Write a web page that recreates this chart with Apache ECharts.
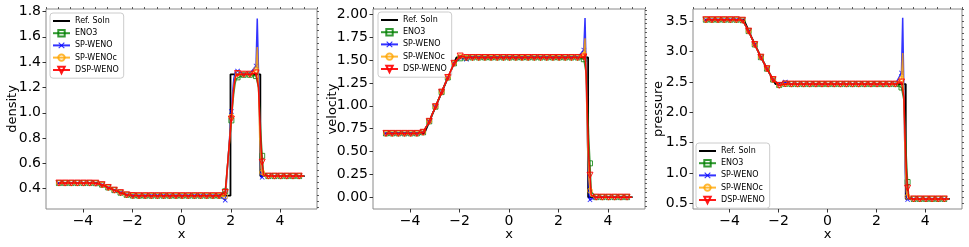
<!DOCTYPE html>
<html><head><meta charset="utf-8">
<script src="https://cdn.jsdelivr.net/npm/echarts@6/dist/echarts.min.js"></script>
<style>html,body{margin:0;padding:0;background:#fff}#c{width:969px;height:247px}</style>
</head><body><div id="c"></div>
<script>
// ---------- DATA ----------
// marker positions (every 5th cell centre)
const MARK_X = [-4.975,-4.725,-4.475,-4.225,-3.975,-3.725,-3.475,-3.225,-2.975,-2.725,-2.475,-2.225,-1.975,-1.725,-1.475,-1.225,-0.975,-0.725,-0.475,-0.225,0.025,0.275,0.525,0.775,1.025,1.275,1.525,1.775,2.025,2.275,2.525,2.775,3.025,3.275,3.525,3.775,4.025,4.275,4.525,4.775];

// reference solution
const REF_X        = [-5, -3.424, -3.1, -2.8, -2.5, -2.127, 1.988, 1.988, 3.2, 3.2, 5];
const REF_DENSITY  = [0.445, 0.445, 0.418, 0.394, 0.371, 0.345, 0.345, 1.304, 1.304, 0.5, 0.5];
const REF_VELOCITY = [0.698, 0.698, 0.906, 1.098, 1.290, 1.529, 1.529, 1.529, 1.529, 0, 0];
const REF_PRESSURE = [3.528, 3.528, 3.232, 2.977, 2.738, 2.466, 2.466, 2.466, 2.466, 0.571, 0.571];

// density at marker positions
const DENSITY_ENO3   = [0.445,0.445,0.445,0.445,0.445,0.445,0.444,0.432,0.410,0.389,0.369,0.352,0.346,0.345,0.345,0.345,0.345,0.345,0.345,0.345,0.345,0.345,0.345,0.345,0.345,0.345,0.345,0.38,0.94,1.28,1.30,1.30,1.29,0.66,0.5,0.5,0.5,0.5,0.5,0.5];
const DENSITY_SPWENO = [0.445,0.445,0.445,0.445,0.445,0.445,0.444,0.432,0.410,0.389,0.369,0.352,0.346,0.345,0.345,0.345,0.345,0.345,0.345,0.345,0.345,0.345,0.345,0.345,0.345,0.345,0.345,0.31,1.01,1.33,1.305,1.31,1.37,0.49,0.5,0.5,0.5,0.5,0.5,0.5];
const DENSITY_SPWENOC= [0.445,0.445,0.445,0.445,0.445,0.445,0.444,0.432,0.410,0.389,0.369,0.352,0.346,0.345,0.345,0.345,0.345,0.345,0.345,0.345,0.345,0.345,0.345,0.345,0.345,0.345,0.345,0.34,0.97,1.31,1.305,1.305,1.34,0.53,0.5,0.5,0.5,0.5,0.5,0.5];
const DENSITY_DSP    = [0.445,0.445,0.445,0.445,0.445,0.445,0.444,0.432,0.410,0.389,0.369,0.352,0.346,0.345,0.345,0.345,0.345,0.345,0.345,0.345,0.345,0.345,0.345,0.345,0.345,0.345,0.345,0.37,0.95,1.31,1.305,1.305,1.315,0.61,0.5,0.5,0.5,0.5,0.5,0.5];
// density between markers (no symbol)
const DENSITY_EXTRA_X      = [2.075,2.125,2.175,2.225,3.075,3.125,3.175,3.225,3.325,4.975];
const DENSITY_EXTRA_ENO3   = [1.06,1.16,1.23,1.27,1.28,1.20,1.02,0.82,0.53,0.5];
const DENSITY_EXTRA_SPWENO = [1.16,1.27,1.32,1.335,1.745,1.33,0.90,0.49,0.5,0.5];
const DENSITY_EXTRA_SPWENOC= [1.10,1.21,1.28,1.305,1.52,1.22,0.80,0.56,0.5,0.5];
const DENSITY_EXTRA_DSP    = [1.08,1.20,1.27,1.30,1.33,1.20,0.97,0.76,0.51,0.5];

// velocity at marker positions
const VELOCITY_ENO3   = [0.698,0.698,0.698,0.698,0.698,0.698,0.71,0.83,0.99,1.15,1.31,1.465,1.52,1.525,1.529,1.529,1.529,1.529,1.529,1.529,1.529,1.529,1.529,1.529,1.529,1.529,1.529,1.529,1.529,1.529,1.529,1.529,1.51,0.37,0,0,0,0,0,0];
const VELOCITY_SPWENO = [0.698,0.698,0.698,0.698,0.698,0.698,0.71,0.83,0.99,1.15,1.31,1.465,1.53,1.51,1.529,1.529,1.529,1.529,1.529,1.529,1.529,1.529,1.529,1.529,1.529,1.529,1.529,1.529,1.529,1.529,1.529,1.529,1.61,-0.03,0,0,0,0,0,0];
const VELOCITY_SPWENOC= [0.698,0.698,0.698,0.698,0.698,0.698,0.71,0.83,0.99,1.15,1.31,1.465,1.54,1.527,1.529,1.529,1.529,1.529,1.529,1.529,1.529,1.529,1.529,1.529,1.529,1.529,1.529,1.529,1.529,1.529,1.529,1.529,1.56,0.07,0,0,0,0,0,0];
const VELOCITY_DSP    = [0.698,0.698,0.698,0.698,0.698,0.698,0.71,0.83,0.99,1.15,1.31,1.465,1.545,1.529,1.529,1.529,1.529,1.529,1.529,1.529,1.529,1.529,1.529,1.529,1.529,1.529,1.529,1.529,1.529,1.529,1.529,1.529,1.535,0.24,0,0,0,0,0,0];
const VELOCITY_EXTRA_X      = [3.075,3.125,3.175,3.225,3.325,4.975];
const VELOCITY_EXTRA_ENO3   = [1.50,1.35,1.00,0.65,0.06,0];
const VELOCITY_EXTRA_SPWENO = [1.96,1.30,0.60,0.05,-0.01,0];
const VELOCITY_EXTRA_SPWENOC= [1.74,1.25,0.60,0.20,0.01,0];
const VELOCITY_EXTRA_DSP    = [1.56,1.32,0.85,0.45,0.02,0];

// pressure at marker positions
const PRESSURE_ENO3   = [3.528,3.528,3.528,3.528,3.528,3.528,3.52,3.34,3.12,2.91,2.72,2.54,2.45,2.47,2.466,2.466,2.466,2.466,2.466,2.466,2.466,2.466,2.466,2.466,2.466,2.466,2.466,2.466,2.466,2.466,2.466,2.466,2.41,0.85,0.571,0.571,0.571,0.571,0.571,0.571];
const PRESSURE_SPWENO = [3.528,3.528,3.528,3.528,3.528,3.528,3.52,3.34,3.12,2.91,2.72,2.54,2.46,2.50,2.466,2.466,2.466,2.466,2.466,2.466,2.466,2.466,2.466,2.466,2.466,2.466,2.466,2.466,2.466,2.466,2.466,2.466,2.65,0.56,0.571,0.571,0.571,0.571,0.571,0.571];
const PRESSURE_SPWENOC= [3.528,3.528,3.528,3.528,3.528,3.528,3.52,3.34,3.12,2.91,2.72,2.54,2.45,2.47,2.466,2.466,2.466,2.466,2.466,2.466,2.466,2.466,2.466,2.466,2.466,2.466,2.466,2.466,2.466,2.466,2.466,2.466,2.55,0.61,0.571,0.571,0.571,0.571,0.571,0.571];
const PRESSURE_DSP    = [3.528,3.528,3.528,3.528,3.528,3.528,3.52,3.34,3.12,2.91,2.72,2.54,2.445,2.468,2.466,2.466,2.466,2.466,2.466,2.466,2.466,2.466,2.466,2.466,2.466,2.466,2.466,2.466,2.466,2.466,2.466,2.466,2.50,0.75,0.571,0.571,0.571,0.571,0.571,0.571];
const PRESSURE_EXTRA_X      = [3.075,3.125,3.175,3.225,3.325,4.975];
const PRESSURE_EXTRA_ENO3   = [2.39,2.20,1.75,1.25,0.60,0.571];
const PRESSURE_EXTRA_SPWENO = [3.56,2.30,1.10,0.58,0.57,0.571];
const PRESSURE_EXTRA_SPWENOC= [2.98,2.15,1.20,0.68,0.575,0.571];
const PRESSURE_EXTRA_DSP    = [2.52,2.25,1.55,1.05,0.58,0.571];

// tick labels
const X_TICKS = [-4, -2, 0, 2, 4];
const Y_TICKS_DENSITY  = [0.4, 0.6, 0.8, 1.0, 1.2, 1.4, 1.6, 1.8];
const Y_TICKS_VELOCITY = [0.00, 0.25, 0.50, 0.75, 1.00, 1.25, 1.50, 1.75, 2.00];
const Y_TICKS_PRESSURE = [0.5, 1.0, 1.5, 2.0, 2.5, 3.0, 3.5];

const SERIES_NAMES = ['Ref. Soln', 'ENO3', 'SP-WENO', 'SP-WENOc', 'DSP-WENO'];

// ---------- CHART ----------
const FONT = 'DejaVu Sans';
const X_PATH = 'path://M0,1.2L1.2,0L5,3.8L8.8,0L10,1.2L6.2,5L10,8.8L8.8,10L5,6.2L1.2,10L0,8.8L3.8,5Z';
const STYLES = [
  {color:'#000000', symbol:'none', width:1.8, opacity:1},
  {color:'#008000', symbol:'rect', size:5, rotate:0, hollow:true, width:1.5, opacity:0.8},
  {color:'#0000ff', symbol:X_PATH, size:5, rotate:0, hollow:false, width:1.5, opacity:0.8},
  {color:'#ffa500', symbol:'circle', size:5, rotate:0, hollow:true, width:1.5, opacity:0.8},
  {color:'#ff0000', symbol:'triangle', size:6, rotate:180, hollow:true, width:1.5, opacity:0.9}
];

const PANELS = [
  {label:'density', nameGap:27, grid:{left:46, top:9, width:271, height:200}, ymin:0.24, ymax:1.82, yticks:Y_TICKS_DENSITY, dec:1, minor:0.05,
   legend:{left:50, top:13}, ref:REF_DENSITY,
   marks:[DENSITY_ENO3, DENSITY_SPWENO, DENSITY_SPWENOC, DENSITY_DSP],
   ex:DENSITY_EXTRA_X, extras:[DENSITY_EXTRA_ENO3, DENSITY_EXTRA_SPWENO, DENSITY_EXTRA_SPWENOC, DENSITY_EXTRA_DSP]},
  {label:'velocity', nameGap:34, grid:{left:373, top:9, width:272, height:200}, ymin:-0.13, ymax:2.06, yticks:Y_TICKS_VELOCITY, dec:2, minor:0.05,
   legend:{left:378, top:12}, ref:REF_VELOCITY,
   marks:[VELOCITY_ENO3, VELOCITY_SPWENO, VELOCITY_SPWENOC, VELOCITY_DSP],
   ex:VELOCITY_EXTRA_X, extras:[VELOCITY_EXTRA_ENO3, VELOCITY_EXTRA_SPWENO, VELOCITY_EXTRA_SPWENOC, VELOCITY_EXTRA_DSP]},
  {label:'pressure', nameGap:28, grid:{left:693, top:9, width:269, height:200}, ymin:0.405, ymax:3.705, yticks:Y_TICKS_PRESSURE, dec:1, minor:0.1,
   legend:{left:696, top:143}, ref:REF_PRESSURE,
   marks:[PRESSURE_ENO3, PRESSURE_SPWENO, PRESSURE_SPWENOC, PRESSURE_DSP],
   ex:PRESSURE_EXTRA_X, extras:[PRESSURE_EXTRA_ENO3, PRESSURE_EXTRA_SPWENO, PRESSURE_EXTRA_SPWENOC, PRESSURE_EXTRA_DSP]}
];

function fmt(v, dec){ return (v < -1e-9 ? '\u2212' : '') + Math.abs(v).toFixed(dec); }
function minorTicks(min, max, step){
  const out = [];
  for (let i = Math.ceil(min/step - 1e-9); i*step <= max + 1e-9; i++) out.push(+(i*step).toFixed(6));
  return out;
}

const grids = [], xAxes = [], yAxes = [], series = [], legends = [];
const tickColor = '#333';
const legendData = SERIES_NAMES.map((n, k) => k === 0
  ? {name:n, itemStyle:{color:'rgba(0,0,0,0)', borderColor:'rgba(0,0,0,0)', borderWidth:0, opacity:0}}
  : {name:n});
PANELS.forEach((p, i) => {
  grids.push(Object.assign({show:true, borderColor:'#8a8a8a', borderWidth:1, backgroundColor:'transparent', containLabel:false}, p.grid));
  // major x
  xAxes.push({type:'value', gridIndex:i, min:-5.5, max:5.5, name:'x', nameLocation:'middle', nameGap:19, nameMoveOverlap:false,
    nameTextStyle:{fontSize:13, fontFamily:FONT, color:'#000'},
    axisLine:{show:false, onZero:false}, splitLine:{show:false},
    axisTick:{show:true, customValues:X_TICKS, length:3.5, lineStyle:{color:tickColor, width:1}},
    axisLabel:{show:true, customValues:X_TICKS, margin:5, fontSize:14, fontFamily:FONT, color:'#000', formatter:v=>fmt(v,0)}});
  // minor x
  xAxes.push({type:'value', gridIndex:i, min:-5.5, max:5.5, axisLine:{show:false, onZero:false}, splitLine:{show:false},
    axisTick:{show:true, customValues:minorTicks(-5.5,5.5,0.5), length:2, lineStyle:{color:tickColor, width:0.8}},
    axisLabel:{show:false}});
  // major y
  yAxes.push({type:'value', gridIndex:i, min:p.ymin, max:p.ymax, name:p.label, nameLocation:'middle', nameGap:p.nameGap, nameMoveOverlap:false,
    nameTextStyle:{fontSize:13, fontFamily:FONT, color:'#000'},
    axisLine:{show:false, onZero:false}, splitLine:{show:false},
    axisTick:{show:true, customValues:p.yticks, length:3.5, lineStyle:{color:tickColor, width:1}},
    axisLabel:{show:true, customValues:p.yticks, margin:5, fontSize:14, fontFamily:FONT, color:'#000', formatter:v=>fmt(v,p.dec)}});
  // minor y
  yAxes.push({type:'value', gridIndex:i, min:p.ymin, max:p.ymax, axisLine:{show:false, onZero:false}, splitLine:{show:false},
    axisTick:{show:true, customValues:minorTicks(p.ymin,p.ymax,p.minor), length:2, lineStyle:{color:tickColor, width:0.8}},
    axisLabel:{show:false}});

  const xi = 2*i, yi = 2*i;
  // reference
  series.push({type:'line', name:SERIES_NAMES[0], xAxisIndex:xi, yAxisIndex:yi, symbol:'none', silent:true,
    lineStyle:{color:STYLES[0].color, width:STYLES[0].width}, itemStyle:{color:STYLES[0].color},
    data:REF_X.map((x,k)=>[x, p.ref[k]]), z:2});
  // schemes
  for (let s = 0; s < 4; s++){
    const st = STYLES[s+1];
    const pts = MARK_X.map((x,k)=>({value:[x, p.marks[s][k]]}));
    p.ex.forEach((x,k)=>pts.push({value:[x, p.extras[s][k]], symbol:'none'}));
    pts.sort((a,b)=>a.value[0]-b.value[0]);
    series.push({type:'line', name:SERIES_NAMES[s+1], xAxisIndex:xi, yAxisIndex:yi,
      symbol:st.symbol, symbolSize:st.size, symbolRotate:st.rotate, showAllSymbol:true, silent:true,
      lineStyle:{color:st.color, width:st.width, opacity:st.opacity},
      itemStyle: st.hollow ? {color:'rgba(255,255,255,0)', borderColor:st.color, borderWidth:1, opacity:st.opacity}
                           : {color:st.color, borderWidth:0, opacity:st.opacity},
      data:pts, z:3+s});
  }
  legends.push({orient:'vertical', left:p.legend.left, top:p.legend.top, data:legendData,
    itemWidth:17, itemHeight:8, itemGap:4, padding:[4,5,4,2], selectedMode:false,
    backgroundColor:'rgba(255,255,255,0.85)', borderColor:'#cccccc', borderWidth:1, borderRadius:3,
    textStyle:{fontSize:8, fontFamily:FONT, color:'#000'}});
});

const chart = echarts.init(document.getElementById('c'), null, {renderer:'canvas'});
chart.setOption({animation:false, backgroundColor:'#fff', grid:grids, xAxis:xAxes, yAxis:yAxes, series:series, legend:legends});
</script></body></html>
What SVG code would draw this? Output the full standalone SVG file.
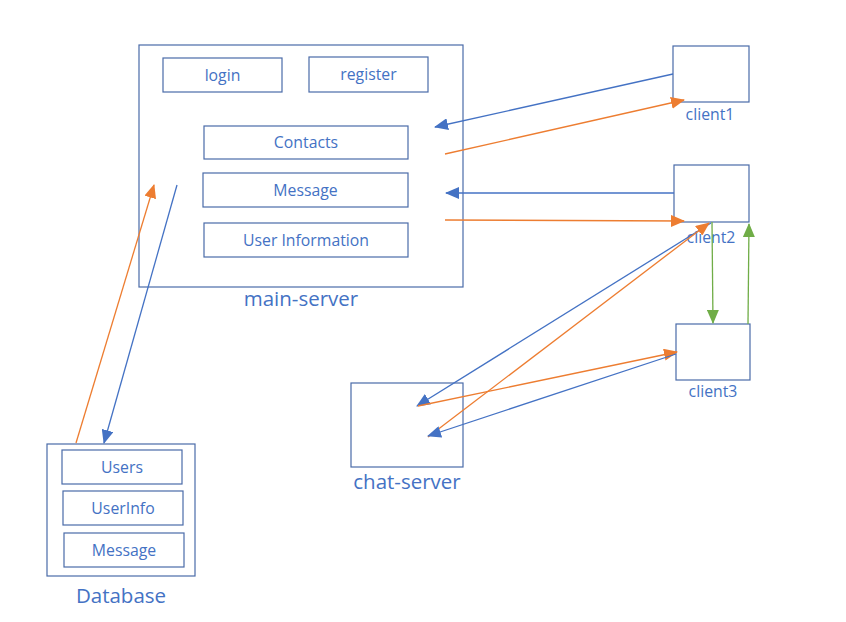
<svg xmlns="http://www.w3.org/2000/svg" width="846" height="622" viewBox="0 0 846 622">
<defs>
<style>
.box{fill:none;stroke:#4A6BA8;stroke-width:1.2}
.t{font-family:"Open Sans","Liberation Sans",sans-serif;fill:#4472C4;text-anchor:middle;dominant-baseline:central}
.s{font-size:15.8px}
.b{font-size:20.5px}
.cb{stroke:#4472C4;stroke-width:1.3;fill:none}
.co{stroke:#ED7D31;stroke-width:1.3;fill:none}
.cg{stroke:#70AD47;stroke-width:1.3;fill:none}
</style>
<marker id="ab" markerUnits="userSpaceOnUse" markerWidth="14" markerHeight="12" viewBox="0 0 14 12" refX="13" refY="6" orient="auto"><path d="M0,0 L14,6 L0,12 z" fill="#4472C4"/></marker>
<marker id="ao" markerUnits="userSpaceOnUse" markerWidth="14" markerHeight="12" viewBox="0 0 14 12" refX="13" refY="6" orient="auto"><path d="M0,0 L14,6 L0,12 z" fill="#ED7D31"/></marker>
<marker id="ag" markerUnits="userSpaceOnUse" markerWidth="14" markerHeight="12" viewBox="0 0 14 12" refX="13" refY="6" orient="auto"><path d="M0,0 L14,6 L0,12 z" fill="#70AD47"/></marker>
</defs>
<rect width="846" height="622" fill="#fff"/>
<g id="main-server">
<rect class="box" x="139" y="45" width="324" height="242"/>
<text class="t b" x="301" y="298">main-server</text>
</g>
<g id="login"><rect class="box" x="163" y="58" width="119" height="34"/><text class="t s" x="222.5" y="75">login</text></g>
<g id="register"><rect class="box" x="309" y="57" width="119" height="35"/><text class="t s" x="368.5" y="74">register</text></g>
<g id="contacts"><rect class="box" x="204" y="126" width="204" height="33"/><text class="t s" x="306" y="142">Contacts</text></g>
<g id="message-main"><rect class="box" x="203" y="173" width="205" height="34"/><text class="t s" x="305.5" y="190">Message</text></g>
<g id="user-information"><rect class="box" x="204" y="223" width="204" height="34"/><text class="t s" x="306" y="240">User Information</text></g>
<g id="client1"><rect class="box" x="673" y="46" width="76" height="56"/><text class="t s" x="710" y="114">client1</text></g>
<g id="client2"><rect class="box" x="674" y="165" width="75" height="57"/><text class="t s" x="711" y="237">client2</text></g>
<g id="client3"><rect class="box" x="676" y="324" width="74" height="56"/><text class="t s" x="713" y="391">client3</text></g>
<g id="chat-server"><rect class="box" x="351" y="383" width="112" height="84"/><text class="t b" x="407" y="481">chat-server</text></g>
<g id="database">
<rect class="box" x="47" y="444" width="148" height="132"/>
<text class="t b" x="121" y="595">Database</text>
</g>
<g id="users"><rect class="box" x="62" y="450" width="120" height="34"/><text class="t s" x="122" y="467">Users</text></g>
<g id="userinfo"><rect class="box" x="63" y="491" width="120" height="34"/><text class="t s" x="123" y="508">UserInfo</text></g>
<g id="message-db"><rect class="box" x="64" y="533" width="120" height="34"/><text class="t s" x="124" y="550">Message</text></g>
<g id="connectors">
<line class="cb" x1="673" y1="74" x2="435" y2="127" marker-end="url(#ab)"/>
<line class="co" x1="445" y1="154" x2="684" y2="100" marker-end="url(#ao)"/>
<line class="cb" x1="674" y1="193" x2="446" y2="193" marker-end="url(#ab)"/>
<line class="co" x1="445" y1="220" x2="684" y2="221" marker-end="url(#ao)"/>
<line class="cb" x1="711" y1="223" x2="417" y2="406" marker-end="url(#ab)"/>
<line class="co" x1="428" y1="437" x2="709" y2="223" marker-end="url(#ao)"/>
<line class="co" x1="418" y1="406" x2="677" y2="352" marker-end="url(#ao)"/>
<line class="cb" x1="676" y1="354" x2="428" y2="436" marker-end="url(#ab)"/>
<line class="cg" x1="712" y1="222" x2="713" y2="323" marker-end="url(#ag)"/>
<line class="cg" x1="748" y1="324" x2="749" y2="224" marker-end="url(#ag)"/>
<line class="co" x1="76" y1="443" x2="154" y2="185" marker-end="url(#ao)"/>
<line class="cb" x1="177" y1="185" x2="104" y2="443" marker-end="url(#ab)"/>
</g>
</svg>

## Exercise directions
In the entries above, find each line with the string "this" and copy it.

## Task solution
Write a web page that recreates this chart with Apache ECharts.
What SVG code would draw this? Output the full standalone SVG file.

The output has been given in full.